Escrevo este texto nas primeiras horas do dia 24, véspera de Natal. Daqui a pouco acordarei o bando cá de casa para que se aprontem para o almoço que já será de festa, farto e animado.
Por deveres dos seus ofícios, ao almoço faltarão uns poucos que a nós se juntarão a tempo do jantar e, à boa maneira portuguesa, ao redor da mesa comemoraremos o nascimento do Deus menino.
A sorte tem-nos protegido e, apesar da saudade de outros, o nosso Natal é cada vez mais animado. Já somos uma boa vintena, entre pais/avós, filhos e netos. (Nesta categorização eu continuo na quota dos ‘filhos’, já que as comemorações se mantêm na casa dos meus pais.)
Como lá em casa, os mais jovens, filhos e sobrinhos, se dividem entre a família Girão e as suas outras famílias (paterna ou materna, conforme os casos), há um dia de casa cheia ( 24 ou 25, de forma intercalada) e aí, com namorados e afins, completamos um bem aviado quarteirão de gente, que torna o dia muito barulhento e bastante propício a peripécias de última hora. (Não é raro chegar alguém com quem não se contava e que vem baralhar a contagem das prendas, e, assim, por via de tais imprevistos, ultimamente adoptámos o utilíssimo método do ‘amigo secreto’. Por isso, a quem vier por bem só exigimos uma pequena lembrança para o molho dos embrulhos, já que bacalhau há sempre de sobra e os ovos acrescentam-se num ápice.)
Não sei se algum dia escrevi sobre o Natal nas famosas redacções que, na minha meninice, marcavam a instrução primária, mas, se o tiver feito, tenho a certeza de ter escrito que gostaria de um Natal com mais gente, pois naquele tempo fazia-me falta o alarido dos Natais das grandes famílias.
A minha mãe é filha única, o meu pai tem uma única irmã e ambos já eram órfãos de pai antes de se casarem. À consoada éramos, pois, poucos mais de meia dúzia. Ao todo, éramos cinco primos, mas entre os três mais velhos (onde me incluo) e as duas mais novas distam cerca de oito anos e assim, como bem se percebe, não havia a algazarra que a escassez de lugares à mesa e os consequentes acotovelamentos provocam.
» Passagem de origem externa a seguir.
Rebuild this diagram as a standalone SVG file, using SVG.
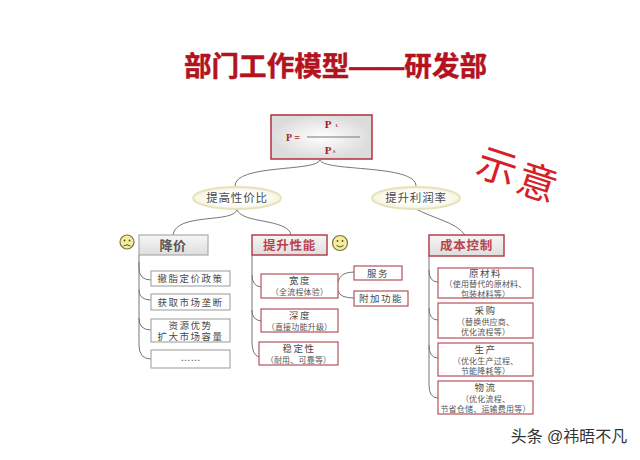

Agora é bem diferente, somos muitos mais, e o espaço, embora maior, torna-se escasso e a trabalheira crescente. À última hora faltam bancos e sobram pratos e redistribuem-se os lugares para ajeitar a malta toda. Ainda assim, o pragmatismo do meu irmão e a organização da minha irmã (que me perdoem os cunhados este destaque!) garantem o controlo da azáfama… mas não chegam para domar a vozearia e os risos.
Lá em casa, hoje, como sempre, cheirará a lar.
Cheirará a bacalhau, broinhas, filhoses e rabanadas, que, ao contrário do que acontecia na minha juventude, sem que eu percebesse como (da mesma maneira que hoje gosto de favas, pastéis de bacalhau e outras iguarias que antes desdenhava), se tornaram desde há alguns anos os meus doces favoritos de Natal. Mas, mais do que tudo o resto, sobressairá o cheiro a amor.
Na televisão – já o escrevi antes – poucas cenas me emocionaram mais do que a declaração de amor do Hank Moody, herói de Californication, à sua amada Karen Van Der Beek: “Damn you smell good, you smell like home” (em bom português, “Caramba, tu cheiras bem, cheiras a lar”).
E hoje de novo lembro aquela cena porque é disto mesmo que trata o Natal: amor e cheiro a lar. (Perdoem-me todos a redundância!)
Tal como Torga, também eu “Não tenho deuses”, mas, ao contrário do poeta, nem por isso vivo desamparada. Antes me sustém o tal cheiro a lar que encontro em tantos lugares, em abraços, vozes e olhares. Sim, porque há abraços e vozes e olhares que nos aquecem mais que qualquer lareira e nos sabem melhor que qualquer banquete. É esse o meu amparo, o meu aroma favorito, o cheiro a lar… o amor, afinal.
E, por isso, a todos, especialmente a quem não tem o melhor tecto e nem o mais quente cobertor, a quem falta a farta mesa, desejo que não falte uma voz calorosa, um abraço cheio ou um olhar terno. Qualquer que ele seja, de onde quer que ele chegue, nesta noite, que a ninguém falte o cheiro a lar!